Considering this game comes from the same studios as the LEGO Star Wars titles, it would be an understatement to say that expectations were high. As The Chronicles of Narnia sequel to The Lion, Witch and the Wardrobe hits the big screen, fans can now take part in the action in Prince Caspian.
For those who aren’t familiar with the story, Prince Caspian is set 1,300 years since the Pevensie children last visited the magical world of Narnia. However, in this time, the children have only aged slightly in the real world and return to find the land they once ruled over taken over by the Telmarines, lead by the evil despot King Miraz.
Straight from the mark, it is important to note that this is a children’s game. Surprisingly though, Prince Caspian still has an impressive amount crammed into it. For starters, throughout the game you will take control of a whopping 20 characters, including Reepicheep (the talking mouse!), Wimbleweather, the Pevensie kids and Prince Caspian himself. Even the very first level of the game lets you play as a dwarf, a centaur, a minotaur and a faun. Each character has their own abilities and traits; for example, the dwarf can fit into tiny spaces and access areas that most couldn’t. The centaur has impressive speed and the minotaur possesses massive strength. The faun… well the faun has some crazy backwards goat legs. Players can switch characters at any time at the press of a button, but only between the line-up according to your current mission.
Partnered with actual cinematics from the movie, the game opens up in Cair Paravel, a castle currently under siege by invading forces. In order to help your fellow men in battle outside the castle walls, you must use your initial four characters to lower the draw-bridge. The puzzles in the game are fairly simple, obviously to ensure that younger minds don’t get fried. They usually revolve around pulling levers, or switching to a different character to shoot a target or move objects.
The combat on the other hand was surprisingly rewarding. In the aforementioned scene, the battlefield outside the castle is brimming with soldiers and even the PS2 does an admirable job of maintaining the level of detail. Players can use either heavy or light attacks, with the shoulder buttons used for defence or blocking. Enemies are satisfyingly easy to defeat, usually only requiring a few blows, apart from the later boss battles that require some thought. The only real issue in combat is actually lining up enemies for your attacks because the movement, controlled by the left analogue stick, can be clumsy at times. Quite often you will find yourself slashing just to the left or right of your target but with practice, your aim can certainly be improved. Depending on your character, your array of combat moves will adjust as well. Obviously archers allow you to use long distance attacks, but you can even control giants on the battlefield who can simply pick up enemies and hurl them away with ease. Very satisfying.
The game should take most players around seven hours to get through, spanning across six different areas with a great variety of locations for each. The game is also linear, but considering it follows the story of the movie this is hardly surprising. It still does offer you a choice over the order in which you embark on a couple of missions though, so it was nice to see the developers trying to make it more open ended. Sadly though, despite the selection of characters that you’ll come across, the game does tend to be repetitive at times. This is mainly due to the basic controls, but also because there are few upgrades or special abilities that become available to your characters. The only things to explore are treasure chests that appear in levels, but these only unlock non-essential bonuses like the occasional video clip. This is especially frustrating when you have to tap X repeatedly just to open them for little reward.
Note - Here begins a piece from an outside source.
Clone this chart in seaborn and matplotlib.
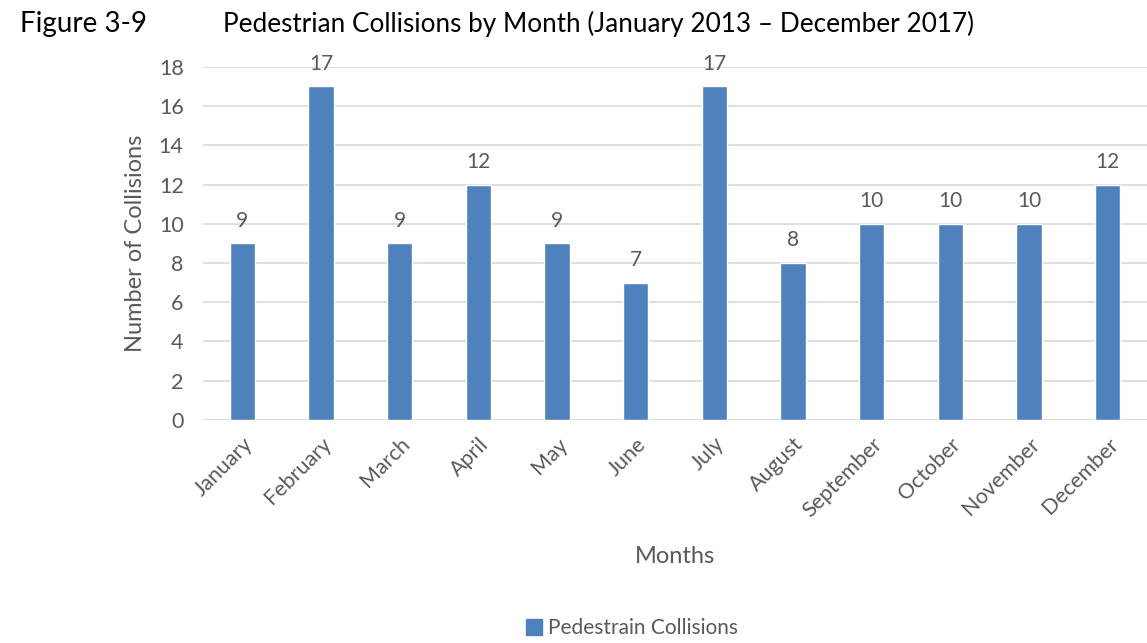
import matplotlib
matplotlib.use("Agg")
import matplotlib.pyplot as plt
import seaborn as sns
import pandas as pd

months = ["January", "February", "March", "April", "May", "June", "July",
          "August", "September", "October", "November", "December"]
collisions = [9, 17, 9, 12, 9, 7, 17, 8, 10, 10, 10, 12]
y_ticks = [0, 2, 4, 6, 8, 10, 12, 14, 16, 18]

sns.set_theme(style="white")
plt.rcParams["font.family"] = ["Lato", "DejaVu Sans"]

BAR = "#4F81BD"
GRAY = "#595959"
GRID = "#D9D9D9"

df = pd.DataFrame({"Month": months, "Collisions": collisions})

fig = plt.figure(figsize=(11.47, 6.43), dpi=100)
ax = fig.add_axes([0.177, 0.347, 0.823, 0.549])

sns.barplot(data=df, x="Month", y="Collisions", color=BAR, width=0.32,
            saturation=1, ax=ax, zorder=3)

ax.set_ylim(0, 18)
ax.set_yticks(y_ticks)
ax.set_xlim(-0.5, len(months) - 0.5)
ax.yaxis.grid(True, color=GRID, linewidth=1.2, zorder=0)
ax.set_axisbelow(True)
for s in ax.spines.values():
    s.set_visible(False)
ax.axhline(0, color=GRID, linewidth=1.5, zorder=2)

ax.tick_params(axis="y", length=0, labelsize=15.5, colors=GRAY, pad=14)
ax.tick_params(axis="x", length=0, labelsize=15.5, colors=GRAY, pad=10)
ax.set_xticks(range(len(months)))
ax.set_xticklabels(months, rotation=45, ha="right", rotation_mode="anchor")

for c in ax.containers:
    ax.bar_label(c, labels=[str(v) for v in collisions], padding=9,
                 fontsize=15, color=GRAY)

ax.set_ylabel("Number of Collisions", fontsize=17, color=GRAY, labelpad=9)
ax.set_xlabel("Months", fontsize=17, color=GRAY, labelpad=18)

fig.text(20 / 1147, 1 - 24 / 643, "Figure 3-9", fontsize=20, color="black",
         va="center", ha="left")
fig.text(223 / 1147, 1 - 24 / 643,
         "Pedestrian Collisions by Month (January 2013 \u2013 December 2017)",
         fontsize=18.8, color="black", va="center", ha="left")

handle = plt.Rectangle((0, 0), 1, 1, color=BAR)
fig.legend([handle], ["Pedestrain Collisions"], loc="center",
           bbox_to_anchor=(632 / 1147, 1 - 628 / 643), frameon=False,
           fontsize=15, labelcolor=GRAY, handlelength=0.8, handleheight=0.8,
           handletextpad=0.3)

fig.savefig("out.png", dpi=100)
While these quirks can be irritating, the game still has some excellent entertainment value. Like the LEGO Star Wars games, Prince Caspian allows for a second player to hop in and out for co-operative play at any time. Having a friend take to the battlefield at your side is a lot of fun, but things can get a bit cramped at times mainly because all the action takes place on the same screen. Running off in different directions will result in the invisible wall technique to ensure the players are always visible. Another issue is some of the events in the game don’t seem to have been developed for two players all that well. A couple of times the second player was forced to sit around and wait for the first one to complete a task, even in some of the big boss battles.
It is certain that this game is more than just the average, rushed-out-to-meet-a-movie-going-crowd title. Traveller’s Tales have put plenty of care into this title and it is sure to please Narnia fans of a younger audience. Even as a 27 year old, I got plenty of enjoyment out of it. Some people will argue this is because I still play with LEGO and collect Marvel figurines, but I’m convinced this is normal behaviour for someone my age. It’s also a surprisingly well presented game for the PS2, offering no frame-rate drops, impressive sound and some fairly sharp graphics despite the amount of bodies on screen at times.